NFL Commissioner Defends Broadcast Strategy


National Football League Commissioner Roger Goodell took the stand Monday to defend the league’s broadcast strategy against claims by Sunday Ticket subscribers that they were forced to pay inflated prices to watch out-of-market games on DirecTV.

Courthouse News Service reports Goodell told the jury in downtown Los Angeles that the league’s exclusive deals with CBS and Fox to broadcast the Sunday afternoon games for free is a crucial part in the NFL’s success in growing its fan base. The Sunday Ticket package, he said, had always been a complimentary product for avid fans who want to watch more football than is available through their local CBS and Fox affiliates.

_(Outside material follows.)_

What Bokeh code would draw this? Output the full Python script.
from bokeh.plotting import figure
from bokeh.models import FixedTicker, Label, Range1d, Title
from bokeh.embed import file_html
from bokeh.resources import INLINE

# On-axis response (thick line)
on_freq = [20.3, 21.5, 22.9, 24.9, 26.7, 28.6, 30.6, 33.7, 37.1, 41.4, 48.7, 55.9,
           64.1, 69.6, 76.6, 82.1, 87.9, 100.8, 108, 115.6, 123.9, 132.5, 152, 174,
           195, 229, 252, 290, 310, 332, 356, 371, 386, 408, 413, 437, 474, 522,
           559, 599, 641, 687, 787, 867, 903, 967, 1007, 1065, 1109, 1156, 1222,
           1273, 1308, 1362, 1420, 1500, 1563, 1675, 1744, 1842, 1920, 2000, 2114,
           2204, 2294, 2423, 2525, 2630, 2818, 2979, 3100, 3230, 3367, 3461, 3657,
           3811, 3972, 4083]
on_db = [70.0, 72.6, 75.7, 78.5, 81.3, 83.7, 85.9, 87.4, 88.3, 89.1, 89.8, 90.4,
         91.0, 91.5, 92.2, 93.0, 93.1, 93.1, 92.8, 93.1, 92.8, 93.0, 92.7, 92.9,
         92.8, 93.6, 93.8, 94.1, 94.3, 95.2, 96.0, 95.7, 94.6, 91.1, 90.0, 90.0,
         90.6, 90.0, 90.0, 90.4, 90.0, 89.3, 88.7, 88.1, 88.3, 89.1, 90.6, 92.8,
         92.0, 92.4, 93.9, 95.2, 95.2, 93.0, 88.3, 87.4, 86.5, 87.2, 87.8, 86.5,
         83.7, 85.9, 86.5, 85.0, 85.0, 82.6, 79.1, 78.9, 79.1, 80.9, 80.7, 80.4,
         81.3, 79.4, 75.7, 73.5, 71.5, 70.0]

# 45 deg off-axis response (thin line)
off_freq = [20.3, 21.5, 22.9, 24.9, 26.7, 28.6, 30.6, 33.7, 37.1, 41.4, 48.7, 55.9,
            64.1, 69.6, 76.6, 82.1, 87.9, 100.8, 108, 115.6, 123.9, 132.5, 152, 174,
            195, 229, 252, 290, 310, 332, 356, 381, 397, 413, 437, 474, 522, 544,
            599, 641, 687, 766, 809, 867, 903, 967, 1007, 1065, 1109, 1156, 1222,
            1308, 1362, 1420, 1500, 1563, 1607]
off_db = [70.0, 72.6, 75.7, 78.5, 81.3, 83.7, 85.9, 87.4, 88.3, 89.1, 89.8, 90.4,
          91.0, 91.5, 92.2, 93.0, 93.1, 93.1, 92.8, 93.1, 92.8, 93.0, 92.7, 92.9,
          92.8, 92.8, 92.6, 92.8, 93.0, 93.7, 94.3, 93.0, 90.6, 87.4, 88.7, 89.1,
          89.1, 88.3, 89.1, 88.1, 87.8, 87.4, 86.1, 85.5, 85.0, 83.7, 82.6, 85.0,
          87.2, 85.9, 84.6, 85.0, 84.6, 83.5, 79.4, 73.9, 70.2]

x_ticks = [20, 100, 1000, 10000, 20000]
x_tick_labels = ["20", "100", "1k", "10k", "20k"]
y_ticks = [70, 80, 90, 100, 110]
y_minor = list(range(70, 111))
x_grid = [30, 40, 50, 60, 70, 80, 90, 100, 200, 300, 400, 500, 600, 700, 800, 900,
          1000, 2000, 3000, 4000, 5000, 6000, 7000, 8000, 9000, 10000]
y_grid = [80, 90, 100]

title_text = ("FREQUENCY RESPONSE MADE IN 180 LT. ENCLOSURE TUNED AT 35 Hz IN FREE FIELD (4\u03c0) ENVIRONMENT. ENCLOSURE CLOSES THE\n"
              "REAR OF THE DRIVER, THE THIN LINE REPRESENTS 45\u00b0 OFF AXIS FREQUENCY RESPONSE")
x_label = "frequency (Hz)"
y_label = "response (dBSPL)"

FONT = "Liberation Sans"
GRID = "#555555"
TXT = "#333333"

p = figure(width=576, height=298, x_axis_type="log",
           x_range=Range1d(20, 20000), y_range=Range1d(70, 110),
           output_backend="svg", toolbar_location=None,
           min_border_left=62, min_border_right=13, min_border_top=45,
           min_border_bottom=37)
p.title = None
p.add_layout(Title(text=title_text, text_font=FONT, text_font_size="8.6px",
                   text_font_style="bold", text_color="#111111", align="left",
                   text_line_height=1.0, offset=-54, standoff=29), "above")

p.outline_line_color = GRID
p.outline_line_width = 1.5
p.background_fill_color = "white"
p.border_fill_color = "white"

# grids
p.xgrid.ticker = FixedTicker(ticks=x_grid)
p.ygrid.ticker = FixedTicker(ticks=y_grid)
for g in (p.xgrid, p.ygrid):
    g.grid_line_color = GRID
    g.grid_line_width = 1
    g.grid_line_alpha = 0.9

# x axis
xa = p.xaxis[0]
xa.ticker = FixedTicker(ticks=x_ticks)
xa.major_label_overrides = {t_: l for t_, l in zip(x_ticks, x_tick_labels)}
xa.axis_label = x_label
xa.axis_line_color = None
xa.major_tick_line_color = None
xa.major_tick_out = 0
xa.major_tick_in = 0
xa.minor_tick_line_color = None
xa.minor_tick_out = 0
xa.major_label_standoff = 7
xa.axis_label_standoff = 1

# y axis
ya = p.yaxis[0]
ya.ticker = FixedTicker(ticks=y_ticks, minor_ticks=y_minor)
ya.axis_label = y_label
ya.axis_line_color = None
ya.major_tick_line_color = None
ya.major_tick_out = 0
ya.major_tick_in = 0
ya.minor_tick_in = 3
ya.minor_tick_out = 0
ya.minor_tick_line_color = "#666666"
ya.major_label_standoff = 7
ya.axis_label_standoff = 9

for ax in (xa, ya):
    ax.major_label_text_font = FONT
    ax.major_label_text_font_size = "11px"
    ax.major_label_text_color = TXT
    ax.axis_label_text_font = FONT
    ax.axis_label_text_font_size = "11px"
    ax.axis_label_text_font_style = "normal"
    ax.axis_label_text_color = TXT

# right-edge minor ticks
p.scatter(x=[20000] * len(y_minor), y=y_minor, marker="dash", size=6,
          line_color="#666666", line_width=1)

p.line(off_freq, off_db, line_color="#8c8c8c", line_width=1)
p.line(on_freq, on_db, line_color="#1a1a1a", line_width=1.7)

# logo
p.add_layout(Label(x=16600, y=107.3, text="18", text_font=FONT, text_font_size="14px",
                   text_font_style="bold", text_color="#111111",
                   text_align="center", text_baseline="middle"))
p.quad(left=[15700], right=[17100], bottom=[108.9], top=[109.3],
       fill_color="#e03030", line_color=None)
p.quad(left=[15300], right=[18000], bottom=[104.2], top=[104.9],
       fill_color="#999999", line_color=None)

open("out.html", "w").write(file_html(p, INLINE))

“We want to reach the largest audience we can, preferably on free TV,” Goodell said under questioning from Beth Wilkinson, an attorney for the NFL.

According to commissioner, it has never been a secret that the league didn’t want the Sunday Ticket subscription package, which is now on Google’s YouTube TV, to undermine TV network broadcasts.

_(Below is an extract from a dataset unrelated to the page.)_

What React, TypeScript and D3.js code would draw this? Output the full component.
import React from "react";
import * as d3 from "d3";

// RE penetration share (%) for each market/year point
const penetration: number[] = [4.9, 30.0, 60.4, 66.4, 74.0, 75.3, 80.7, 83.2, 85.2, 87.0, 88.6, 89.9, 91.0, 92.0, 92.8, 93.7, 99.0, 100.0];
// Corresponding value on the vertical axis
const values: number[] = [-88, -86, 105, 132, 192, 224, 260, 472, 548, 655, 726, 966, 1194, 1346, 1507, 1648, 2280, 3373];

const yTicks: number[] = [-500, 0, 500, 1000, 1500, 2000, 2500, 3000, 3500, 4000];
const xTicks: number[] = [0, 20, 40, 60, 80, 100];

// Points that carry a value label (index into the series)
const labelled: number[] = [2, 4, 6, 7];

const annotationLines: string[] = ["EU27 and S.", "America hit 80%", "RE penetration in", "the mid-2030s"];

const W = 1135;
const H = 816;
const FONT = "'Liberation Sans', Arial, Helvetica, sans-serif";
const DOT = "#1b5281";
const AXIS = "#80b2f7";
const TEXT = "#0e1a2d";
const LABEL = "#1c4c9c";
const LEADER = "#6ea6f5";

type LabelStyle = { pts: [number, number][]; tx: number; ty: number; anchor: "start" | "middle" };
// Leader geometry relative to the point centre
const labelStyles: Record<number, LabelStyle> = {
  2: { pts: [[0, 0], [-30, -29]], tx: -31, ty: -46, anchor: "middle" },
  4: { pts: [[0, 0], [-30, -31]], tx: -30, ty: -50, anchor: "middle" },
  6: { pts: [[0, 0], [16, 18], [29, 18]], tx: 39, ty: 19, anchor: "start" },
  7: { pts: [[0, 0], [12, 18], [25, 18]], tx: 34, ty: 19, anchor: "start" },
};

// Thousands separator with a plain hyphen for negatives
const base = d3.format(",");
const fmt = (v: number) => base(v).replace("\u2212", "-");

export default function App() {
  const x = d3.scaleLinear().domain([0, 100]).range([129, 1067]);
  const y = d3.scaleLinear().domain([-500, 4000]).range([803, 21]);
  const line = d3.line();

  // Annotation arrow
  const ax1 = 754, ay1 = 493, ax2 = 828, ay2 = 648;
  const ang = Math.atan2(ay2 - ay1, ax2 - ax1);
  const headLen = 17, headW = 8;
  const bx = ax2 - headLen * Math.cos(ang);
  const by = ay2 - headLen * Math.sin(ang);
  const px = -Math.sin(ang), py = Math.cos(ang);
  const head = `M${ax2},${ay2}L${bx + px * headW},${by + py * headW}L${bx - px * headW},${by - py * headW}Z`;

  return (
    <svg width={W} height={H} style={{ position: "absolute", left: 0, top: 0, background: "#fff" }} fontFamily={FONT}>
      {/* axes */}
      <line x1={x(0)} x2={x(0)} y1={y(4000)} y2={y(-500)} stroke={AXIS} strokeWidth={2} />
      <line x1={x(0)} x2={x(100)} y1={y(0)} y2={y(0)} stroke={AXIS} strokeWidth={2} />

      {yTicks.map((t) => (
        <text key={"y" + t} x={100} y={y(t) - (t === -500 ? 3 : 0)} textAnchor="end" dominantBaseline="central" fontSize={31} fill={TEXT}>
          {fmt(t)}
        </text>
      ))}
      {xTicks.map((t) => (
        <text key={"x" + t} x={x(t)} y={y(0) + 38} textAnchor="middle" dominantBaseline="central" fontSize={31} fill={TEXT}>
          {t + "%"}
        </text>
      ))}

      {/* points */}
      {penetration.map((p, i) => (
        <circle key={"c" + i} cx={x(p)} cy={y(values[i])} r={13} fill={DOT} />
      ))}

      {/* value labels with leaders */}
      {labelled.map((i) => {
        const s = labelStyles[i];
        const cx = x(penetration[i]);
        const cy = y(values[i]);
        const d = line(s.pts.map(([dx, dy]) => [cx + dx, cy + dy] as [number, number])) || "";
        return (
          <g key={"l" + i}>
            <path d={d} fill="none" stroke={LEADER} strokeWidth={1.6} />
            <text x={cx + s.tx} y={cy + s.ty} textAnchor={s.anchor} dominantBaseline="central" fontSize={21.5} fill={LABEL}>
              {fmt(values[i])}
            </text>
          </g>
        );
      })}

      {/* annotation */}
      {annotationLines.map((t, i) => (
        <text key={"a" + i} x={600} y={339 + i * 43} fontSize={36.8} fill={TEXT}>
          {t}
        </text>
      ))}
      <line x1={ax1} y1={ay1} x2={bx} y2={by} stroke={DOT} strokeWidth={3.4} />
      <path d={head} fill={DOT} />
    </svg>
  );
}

The networks, he said, invest a lot of money in producing high quality and innovative broadcasts with the best announcers, and the vast majority of fans will be able to see all their hometown teams’ games for free. The revenue from the licensing agreements with the networks in turn is shared equally by the teams, which Goodell said, helps keep a competitive balance among them and produces the close and competitive games fans want to see.

According to the suing subscribers, the NFL received $23 billion in licensing revenue from CBS and Fox over the 11-year period that their lawsuit covers, as well as $18 billion from DirecTV.

However, Goodell argued that the exclusive deals with the networks benefit the fans because the quality of their broadcasts is “incredible.” The same live broadcasts are repackaged in the Sunday Ticket bundle and shown simultaneously outside the local teams’ markets.

The commissioner also rebuffed the argument by one of the subscribers’ expert witnesses, who testified last week that the NFL wanted the Sunday Ticket package on DirecTV only because the satellite TV provider has a smaller subscriber base than the large cable networks and wouldn’t cut into the viewership of the networks’ broadcasts.

Goodell counters that the NFL went with DirecTV because it had a national network as opposed to the cable TV providers, whose distribution was limited to their specific geographical areas. The satellite service is also available in rural communities that don’t have cable, he said.

And under cross-examination by Bill Carmody, one of the plaintiffs’ attorneys, Goodell defended the league’s position that the Sunday Ticket bundle should be premium priced, even though he insisted the NFL didn’t set the price and that DirecTV was able to offer it for free.